Si l’art de l’animation fait main a su se forger une solide réputation dans la culture nippone, le réalisateur irlandais Tomm Moore retrouve son animateur Ross Stewart pour ouvrir un nouveau grimoire celte et pour affirmer une place de choix pour investir la succession d’un Miyasaki, qui a dorénavant tiré sa révérence. Après “Brendan et le secret de Kells” et “Le Chant de la mer”, le versant colonial de l’Irlande revient au goût du jour, dans le but de justifier et de dénoncer la suprématie d’une souveraineté, sans nuances et émotions. La menace plane aussi bien sur un village fortifié que sur la forêt, située aux portes de ce dernier. L’occupation britannique en arrière-plan laisse donc entrevoir un voyage ludique pour deux jeunes filles, qui reçoivent l’appel de la liberté et de la nature avec une grande sagesse.
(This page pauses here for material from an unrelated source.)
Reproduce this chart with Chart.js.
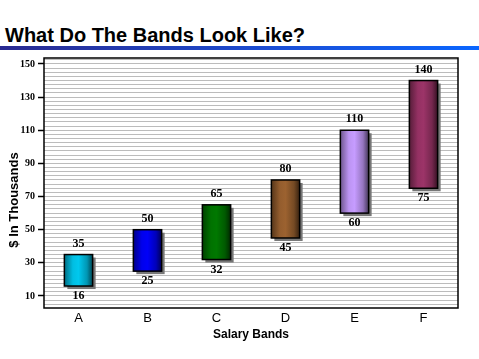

Robyn est la fille du chasseur Goodfellowe, pour qui le conforte est dicté par une répétition et une répartition des tâches. Les hommes seront en première ligne, tandis que les femmes œuvrent à entretenir leur confort. Ce cycle inégal pousse instinctivement la jeune fille à fantasmer, au de-là de l’enclos qui la contient. Cependant, la lucidité et l’habilité de cette dernière l’emmèneront bien au-delà des frontières qu’elle espérait et qu’elle commence alors à redouter. Le vertige de cette narration réside ainsi dans cette ambivalence constante, entre le désir de communiquer des valeurs fortes avec son jeune public et de baliser un courant de pensée pour les plus aguerris. C’est à la force d’une animation 2D numérique, que l’on prend un malin plaisir à suivre son ascension et sa compréhension du monde qui l’entoure, tantôt avec un regard d’enfant, tantôt avec celui d’une louve.
Sa rencontre avec Mebh, une jeune meneuse d’une meute, lui octroie une évasion spirituelle et bienveillante, malgré la cruauté omniprésente. Lord Protector constitue un mal tout en apparence, qui défie constamment l’équilibre que les filles cherchent à bâtir. Ces intermédiaires entre l’Homme et la nature illustrent ainsi le socle de toute une aventure humaine, une aventure qui accepte sa part animale. Mais celui qui est aux rênes du feu et du chaos semble convaincu par sa mission ecclésiastique, comme si ce modèle de croyance serait un facteur déterminant à sa définition de la paix, rigide, uniforme et outrancièrement obsolète. Le pouvoir, alimenté par la peur qu’il cultive, ne répond pas aux attentes de la forêt, chose que l’on retrouve aussi bien dans le prestigieux “Princesse Mononoké” que dans cette œuvre, qui brille essentiellement dans son visuel impeccable.
La fluidité rythme le mouvement des corps, sur un plateau horizontal ou vertical, mais surprend également lorsqu’il parvient à jouer sur la profondeur. Injections à cela de l’émotion brute et une décharge de violence jamais gratuite, nous obtenons ainsi un authentique et rigoureux langage, qui ne prescrit pas l’universel comme chez Disney, sous peine de manquer de paillettes enchantées. “Le Peuple Loup” (Wolfwalkers) possède sa part fantastique et magique, avec toute la puissance de son discours salvateur, repositionnant la place de la femme dans la société, tout comme celui de tout être vivant, pouvant cohabiter, malgré un fossé culturel qu’il convient de combler avec quelques pas en arrière.